» **EXERCISE AIM**
Once the pictures are set aside, transcribe the remaining data exactly.

========

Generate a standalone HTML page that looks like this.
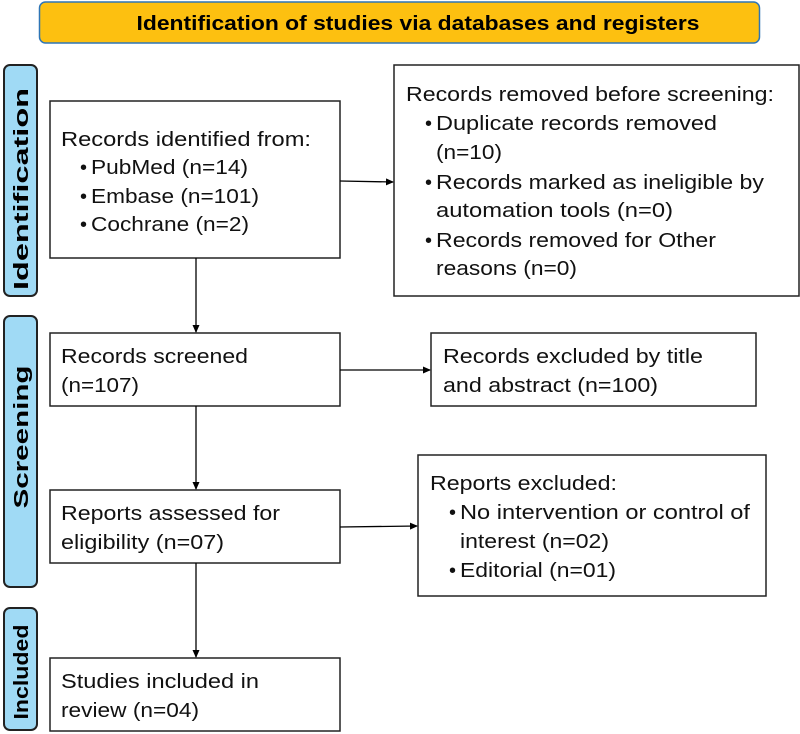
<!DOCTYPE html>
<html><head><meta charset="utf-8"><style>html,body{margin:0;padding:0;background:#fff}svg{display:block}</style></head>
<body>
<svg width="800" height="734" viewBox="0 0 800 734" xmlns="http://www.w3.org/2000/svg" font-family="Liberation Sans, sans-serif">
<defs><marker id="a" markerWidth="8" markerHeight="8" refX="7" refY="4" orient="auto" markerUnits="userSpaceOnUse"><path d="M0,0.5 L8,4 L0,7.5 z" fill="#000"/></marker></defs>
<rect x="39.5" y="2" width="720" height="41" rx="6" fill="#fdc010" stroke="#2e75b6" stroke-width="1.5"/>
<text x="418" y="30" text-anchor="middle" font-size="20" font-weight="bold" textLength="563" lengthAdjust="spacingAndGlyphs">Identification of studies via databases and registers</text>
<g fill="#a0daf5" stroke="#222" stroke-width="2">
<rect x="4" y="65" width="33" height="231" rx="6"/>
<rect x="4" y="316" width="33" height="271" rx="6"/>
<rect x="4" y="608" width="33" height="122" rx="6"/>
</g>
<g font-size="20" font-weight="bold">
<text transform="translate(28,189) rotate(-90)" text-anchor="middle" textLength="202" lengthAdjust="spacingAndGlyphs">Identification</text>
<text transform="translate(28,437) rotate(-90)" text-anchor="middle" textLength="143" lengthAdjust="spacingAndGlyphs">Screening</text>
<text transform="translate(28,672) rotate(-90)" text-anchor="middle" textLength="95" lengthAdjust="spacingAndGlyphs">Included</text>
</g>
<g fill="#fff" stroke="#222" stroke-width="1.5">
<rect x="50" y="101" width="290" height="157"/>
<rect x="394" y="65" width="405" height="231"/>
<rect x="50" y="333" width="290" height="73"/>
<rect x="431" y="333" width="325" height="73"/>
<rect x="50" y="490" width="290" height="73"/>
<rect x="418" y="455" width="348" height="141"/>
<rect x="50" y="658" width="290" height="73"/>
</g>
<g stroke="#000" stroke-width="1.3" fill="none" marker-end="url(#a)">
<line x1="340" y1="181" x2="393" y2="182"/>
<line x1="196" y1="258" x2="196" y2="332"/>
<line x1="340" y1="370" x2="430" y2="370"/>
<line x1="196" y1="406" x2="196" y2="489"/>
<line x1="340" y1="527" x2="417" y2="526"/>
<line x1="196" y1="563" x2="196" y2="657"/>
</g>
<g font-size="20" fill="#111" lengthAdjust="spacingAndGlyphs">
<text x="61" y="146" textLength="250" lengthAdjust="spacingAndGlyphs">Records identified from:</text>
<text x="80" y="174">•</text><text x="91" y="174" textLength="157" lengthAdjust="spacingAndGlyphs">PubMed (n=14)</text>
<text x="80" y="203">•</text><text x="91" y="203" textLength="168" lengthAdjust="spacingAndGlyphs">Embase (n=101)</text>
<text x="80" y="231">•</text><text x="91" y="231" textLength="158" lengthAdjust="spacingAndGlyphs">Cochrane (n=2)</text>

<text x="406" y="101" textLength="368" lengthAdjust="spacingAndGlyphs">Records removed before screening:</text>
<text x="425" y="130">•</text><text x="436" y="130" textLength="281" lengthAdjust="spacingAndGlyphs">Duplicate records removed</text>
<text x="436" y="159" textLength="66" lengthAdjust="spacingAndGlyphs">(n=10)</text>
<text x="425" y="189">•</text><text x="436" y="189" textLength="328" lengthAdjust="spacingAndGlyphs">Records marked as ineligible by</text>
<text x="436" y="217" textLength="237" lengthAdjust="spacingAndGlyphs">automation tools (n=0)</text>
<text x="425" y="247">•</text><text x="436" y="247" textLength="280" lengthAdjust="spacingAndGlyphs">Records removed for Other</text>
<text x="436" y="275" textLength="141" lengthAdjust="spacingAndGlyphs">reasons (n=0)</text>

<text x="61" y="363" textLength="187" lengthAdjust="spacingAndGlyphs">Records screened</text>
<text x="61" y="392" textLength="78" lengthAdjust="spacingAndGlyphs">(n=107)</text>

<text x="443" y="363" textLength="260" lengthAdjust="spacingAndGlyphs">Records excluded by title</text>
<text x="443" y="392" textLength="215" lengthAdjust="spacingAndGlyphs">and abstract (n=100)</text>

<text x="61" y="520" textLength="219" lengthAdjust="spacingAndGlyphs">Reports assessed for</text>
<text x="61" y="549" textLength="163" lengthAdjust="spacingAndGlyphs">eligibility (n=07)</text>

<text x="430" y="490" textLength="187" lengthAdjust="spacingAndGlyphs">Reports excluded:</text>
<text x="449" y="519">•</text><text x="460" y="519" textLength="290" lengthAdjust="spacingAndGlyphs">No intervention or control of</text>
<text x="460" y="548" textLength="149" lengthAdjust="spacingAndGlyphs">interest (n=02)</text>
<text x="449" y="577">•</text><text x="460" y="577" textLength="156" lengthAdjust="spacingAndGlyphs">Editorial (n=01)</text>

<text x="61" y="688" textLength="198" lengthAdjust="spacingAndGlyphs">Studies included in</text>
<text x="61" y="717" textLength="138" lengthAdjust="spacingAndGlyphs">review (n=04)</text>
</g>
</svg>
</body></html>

========

» **TASK SOLUTION**
Generate a standalone HTML page that looks like this.
<!DOCTYPE html>
<html><head><meta charset="utf-8"><style>html,body{margin:0;padding:0;background:#fff}svg{display:block}</style></head>
<body>
<svg width="800" height="734" viewBox="0 0 800 734" xmlns="http://www.w3.org/2000/svg" font-family="Liberation Sans, sans-serif">
<defs><marker id="a" markerWidth="8" markerHeight="8" refX="7" refY="4" orient="auto" markerUnits="userSpaceOnUse"><path d="M0,0.5 L8,4 L0,7.5 z" fill="#000"/></marker></defs>
<rect x="39.5" y="2" width="720" height="41" rx="6" fill="#fdc010" stroke="#2e75b6" stroke-width="1.5"/>
<text x="418" y="30" text-anchor="middle" font-size="20" font-weight="bold" textLength="563" lengthAdjust="spacingAndGlyphs">Identification of studies via databases and registers</text>
<g fill="#a0daf5" stroke="#222" stroke-width="2">
<rect x="4" y="65" width="33" height="231" rx="6"/>
<rect x="4" y="316" width="33" height="271" rx="6"/>
<rect x="4" y="608" width="33" height="122" rx="6"/>
</g>
<g font-size="20" font-weight="bold">
<text transform="translate(28,189) rotate(-90)" text-anchor="middle" textLength="202" lengthAdjust="spacingAndGlyphs">Identification</text>
<text transform="translate(28,437) rotate(-90)" text-anchor="middle" textLength="143" lengthAdjust="spacingAndGlyphs">Screening</text>
<text transform="translate(28,672) rotate(-90)" text-anchor="middle" textLength="95" lengthAdjust="spacingAndGlyphs">Included</text>
</g>
<g fill="#fff" stroke="#222" stroke-width="1.5">
<rect x="50" y="101" width="290" height="157"/>
<rect x="394" y="65" width="405" height="231"/>
<rect x="50" y="333" width="290" height="73"/>
<rect x="431" y="333" width="325" height="73"/>
<rect x="50" y="490" width="290" height="73"/>
<rect x="418" y="455" width="348" height="141"/>
<rect x="50" y="658" width="290" height="73"/>
</g>
<g stroke="#000" stroke-width="1.3" fill="none" marker-end="url(#a)">
<line x1="340" y1="181" x2="393" y2="182"/>
<line x1="196" y1="258" x2="196" y2="332"/>
<line x1="340" y1="370" x2="430" y2="370"/>
<line x1="196" y1="406" x2="196" y2="489"/>
<line x1="340" y1="527" x2="417" y2="526"/>
<line x1="196" y1="563" x2="196" y2="657"/>
</g>
<g font-size="20" fill="#111" lengthAdjust="spacingAndGlyphs">
<text x="61" y="146" textLength="250" lengthAdjust="spacingAndGlyphs">Records identified from:</text>
<text x="80" y="174">•</text><text x="91" y="174" textLength="157" lengthAdjust="spacingAndGlyphs">PubMed (n=14)</text>
<text x="80" y="203">•</text><text x="91" y="203" textLength="168" lengthAdjust="spacingAndGlyphs">Embase (n=101)</text>
<text x="80" y="231">•</text><text x="91" y="231" textLength="158" lengthAdjust="spacingAndGlyphs">Cochrane (n=2)</text>

<text x="406" y="101" textLength="368" lengthAdjust="spacingAndGlyphs">Records removed before screening:</text>
<text x="425" y="130">•</text><text x="436" y="130" textLength="281" lengthAdjust="spacingAndGlyphs">Duplicate records removed</text>
<text x="436" y="159" textLength="66" lengthAdjust="spacingAndGlyphs">(n=10)</text>
<text x="425" y="189">•</text><text x="436" y="189" textLength="328" lengthAdjust="spacingAndGlyphs">Records marked as ineligible by</text>
<text x="436" y="217" textLength="237" lengthAdjust="spacingAndGlyphs">automation tools (n=0)</text>
<text x="425" y="247">•</text><text x="436" y="247" textLength="280" lengthAdjust="spacingAndGlyphs">Records removed for Other</text>
<text x="436" y="275" textLength="141" lengthAdjust="spacingAndGlyphs">reasons (n=0)</text>

<text x="61" y="363" textLength="187" lengthAdjust="spacingAndGlyphs">Records screened</text>
<text x="61" y="392" textLength="78" lengthAdjust="spacingAndGlyphs">(n=107)</text>

<text x="443" y="363" textLength="260" lengthAdjust="spacingAndGlyphs">Records excluded by title</text>
<text x="443" y="392" textLength="215" lengthAdjust="spacingAndGlyphs">and abstract (n=100)</text>

<text x="61" y="520" textLength="219" lengthAdjust="spacingAndGlyphs">Reports assessed for</text>
<text x="61" y="549" textLength="163" lengthAdjust="spacingAndGlyphs">eligibility (n=07)</text>

<text x="430" y="490" textLength="187" lengthAdjust="spacingAndGlyphs">Reports excluded:</text>
<text x="449" y="519">•</text><text x="460" y="519" textLength="290" lengthAdjust="spacingAndGlyphs">No intervention or control of</text>
<text x="460" y="548" textLength="149" lengthAdjust="spacingAndGlyphs">interest (n=02)</text>
<text x="449" y="577">•</text><text x="460" y="577" textLength="156" lengthAdjust="spacingAndGlyphs">Editorial (n=01)</text>

<text x="61" y="688" textLength="198" lengthAdjust="spacingAndGlyphs">Studies included in</text>
<text x="61" y="717" textLength="138" lengthAdjust="spacingAndGlyphs">review (n=04)</text>
</g>
</svg>
</body></html>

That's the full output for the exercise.